Are Vertical Joints and Fractures Self-Sealing During Bouancy-Driven CO2 Migration in Continental Flood Basalts?

ARE VERTICAL JOINTS AND FRACTURES SELF-SEALING DURING BUOYANCY-DRIVEN CO2 MIGRATION IN CONTINENTAL FLOOD BASALTS?
M. Phukan1, H. P. Vu1, R. Haese1


The permanent disposal of carbon dioxide in the subsurface has been considered a viable mitigation option to reduce global warming. Sedimentary basins have been studied over years as a conventional storage reservoir for CO2 due to presence of caprock, but the mineralisation of CO2 might take thousands of years to occur. Continental flood basalts are considered unconventional CO2 storage reservoirs where interbedded massive basalt zones serve as barriers for upward CO2 migration. However, vertical joints and sub vertical fractures in those massive basalt zones may serve as conduits for buoyancy-driven CO2 migration and thereby pose a risk to CO2 containment. Basalts have high concentrations in Ca-, Mg- and Fe-bearing silica minerals and basaltic glass, which are known to dissolve in low pH, CO2-enriched water. The dissolution of basalt phases consumes protons and leads to an enrichment in dissolved silica and di-valent cations to the point when secondary minerals precipitate. Mineral precipitation in joints and fractures may be sufficient to reduce or fully block fluid flow. This research project will investigate the conditions and capacity of self-sealing of these joints.


Batch reactor and core flood experiments are used to determine the rate of dissolution and precipitation reactions and the required fluid residence time for self-sealing. The kinetics of mineral dissolution is studied in batch reactor experiments, using basalt wafers as the reactive sample immersed in CO2-saturated fluid.
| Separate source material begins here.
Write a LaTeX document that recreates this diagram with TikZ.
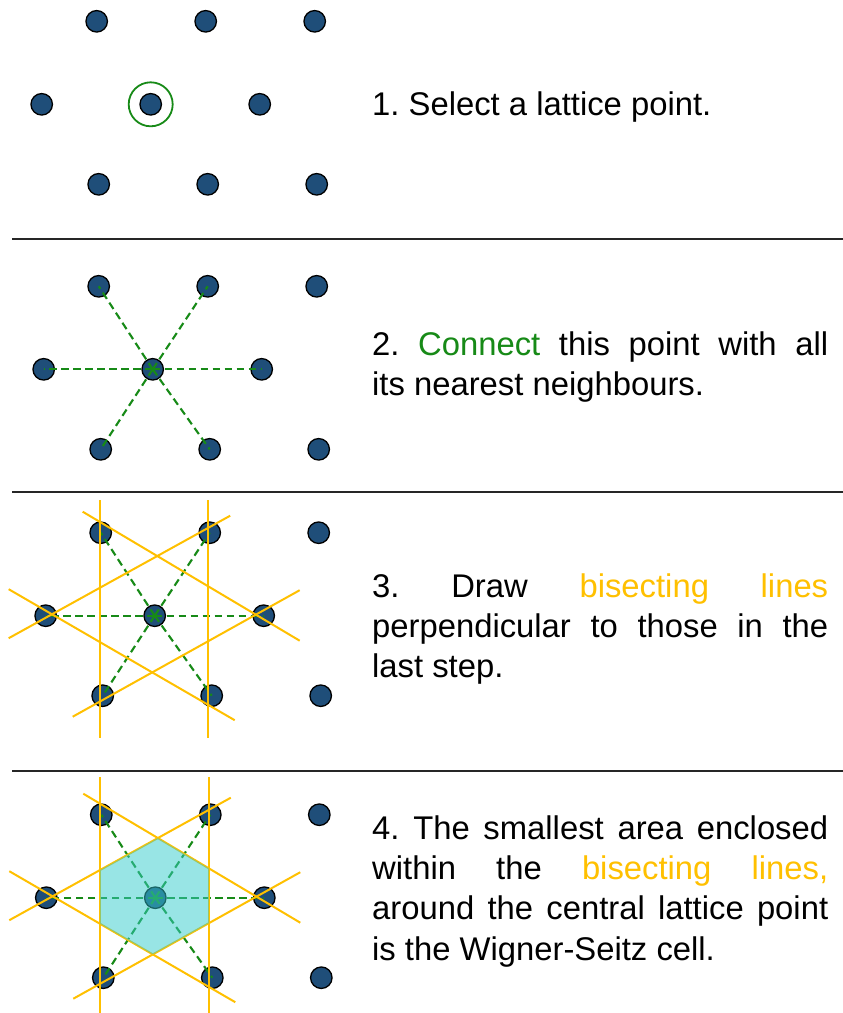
\documentclass[tikz,border=0pt]{standalone}
\usepackage{fontspec}
\setmainfont{Liberation Sans}
\usetikzlibrary{calc}
\definecolor{dotblue}{HTML}{1F4E79}
\definecolor{linkgreen}{HTML}{178A17}
\definecolor{gold}{HTML}{FFC000}
\definecolor{cellcyan}{HTML}{33CCCC}
\frenchspacing

\tikzset{
  latdot/.style={circle, draw=black, line width=1.3pt, fill=dotblue, minimum size=21.5pt, inner sep=0pt},
  link/.style={draw=linkgreen, line width=2.1pt, dash pattern=on 7.5pt off 4.5pt},
  bisector/.style={draw=gold, line width=2pt},
  separator/.style={draw=black!85, line width=2.2pt},
  steptext/.style={inner sep=0pt, text width=456pt, align=justify, anchor=base west,
    font=\fontsize{32.8}{40.3}\selectfont},
  cell/.style={fill=cellcyan, fill opacity=0.5, draw=none},
}

% nine lattice points around a central one at (#2,#3), named with prefix #1
\newcommand\latticeset[3]{%
  \begin{scope}[shift={(#2,#3)}]
    \node[latdot] (#1c)  at (0,0) {};
    \node[latdot] (#1tl) at (-54,-83) {};
    \node[latdot] (#1tr) at (55,-83) {};
    \node[latdot] (#1tf) at (164,-83) {};
    \node[latdot] (#1l)  at (-109,0) {};
    \node[latdot] (#1r)  at (109,0) {};
    \node[latdot] (#1bl) at (-52,80) {};
    \node[latdot] (#1br) at (57,80) {};
    \node[latdot] (#1bf) at (166,80) {};
  \end{scope}}

% dashed links from the central point to its six nearest neighbours
\newcommand\linkset[1]{%
  \foreach \n in {tl,tr,l,r,bl,br}{\draw[link] (#1c.center) -- (#1\n.center);}}

% perpendicular bisectors around the central point at (#2,#3);
% vertical ones run from #4 to #5 (relative)
\newcommand\bisectorset[5]{%
  \begin{scope}[shift={(#2,#3)}]
    \coordinate (#1a1) at (-72,-104);   \coordinate (#1a2) at (145,25);
    \coordinate (#1b1) at (-146,-26.5); \coordinate (#1b2) at (80,104.5);
    \coordinate (#1c1) at (-146,22.5);  \coordinate (#1c2) at (75.5,-100);
    \coordinate (#1d1) at (-82,101);    \coordinate (#1d2) at (145,-25.5);
    \coordinate (#1v1) at (-55.2,#4);   \coordinate (#1v2) at (-55.2,#5);
    \coordinate (#1w1) at (53.5,#4);    \coordinate (#1w2) at (53.5,#5);
  \end{scope}
  \foreach \p in {a,b,c,d,v,w}{\draw[bisector] (#1\p1) -- (#1\p2);}}

% a text line spread to the full width of the text column
\newcommand\fullline[1]{\makebox[456pt][s]{#1}}

\begin{document}
\begin{tikzpicture}[x=1pt, y=-1pt]
  \fill[white] (0,0) rectangle (843,1013);
  \useasboundingbox (0,0) rectangle (843,1013);

  % separators between the four steps
  \coordinate (s1a) at (12,239);  \coordinate (s1b) at (843,239);
  \coordinate (s2a) at (12,492);  \coordinate (s2b) at (843,492);
  \coordinate (s3a) at (12,771);  \coordinate (s3b) at (843,771);
  \draw[separator] (s1a) -- (s1b);
  \draw[separator] (s2a) -- (s2b);
  \draw[separator] (s3a) -- (s3b);

  % step 1
  \latticeset{p}{150.7}{104.3}
  \node[circle, draw=linkgreen, line width=1.8pt, minimum size=44pt, inner sep=0pt] (ring) at (pc) {};
  \node[steptext] (t1) at (372,115.7) {1. Select a lattice point.};

  % step 2
  \latticeset{q}{152.7}{369.3}
  \linkset{q}
  \node[steptext] (t2) at (372,355.5) {\fullline{2. \textcolor{linkgreen}{Connect} this point with all}\\its nearest neighbours.};

  % step 3
  \latticeset{u}{154.7}{615.7}
  \linkset{u}
  \bisectorset{u}{154.7}{615.7}{-115.7}{122.3}
  \node[steptext] (t3) at (372,597) {\fullline{3. Draw \textcolor{gold}{bisecting lines}}\\\fullline{perpendicular to those in the}\\last step.};

  % step 4
  \latticeset{v}{155.3}{897.7}
  \linkset{v}
  \bisectorset{v}{155.3}{897.7}{-120.7}{115.3}
  \fill[cell] (intersection of va1--va2 and vc1--vc2)
    -- (intersection of va1--va2 and vw1--vw2)
    -- (intersection of vd1--vd2 and vw1--vw2)
    -- (intersection of vb1--vb2 and vd1--vd2)
    -- (intersection of vb1--vb2 and vv1--vv2)
    -- (intersection of vc1--vc2 and vv1--vv2) -- cycle;
  \node[steptext] (t4) at (372,839.3) {\fullline{4. The smallest area enclosed}\\\fullline{within the \textcolor{gold}{bisecting lines,}}\\\fullline{around the central lattice point}\\is the Wigner-Seitz cell.};
\end{tikzpicture}
\end{document}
Results from fluid analysis shows a rapid increase in cation (e.g., Ca and Mg) concentrations, followed by a significant reduction in those cations suggesting precipitation of secondary minerals. Further, geochemical modelling suggests the formation of clay minerals and zeolites, which could be potential sealants under the conditions of the experiments.


Future experimental work involves core flood experiments to better understand the reactive-transport of CO2-saturated fluid and associated dissolution and precipitation reactions in basalt cores with artificial fractures.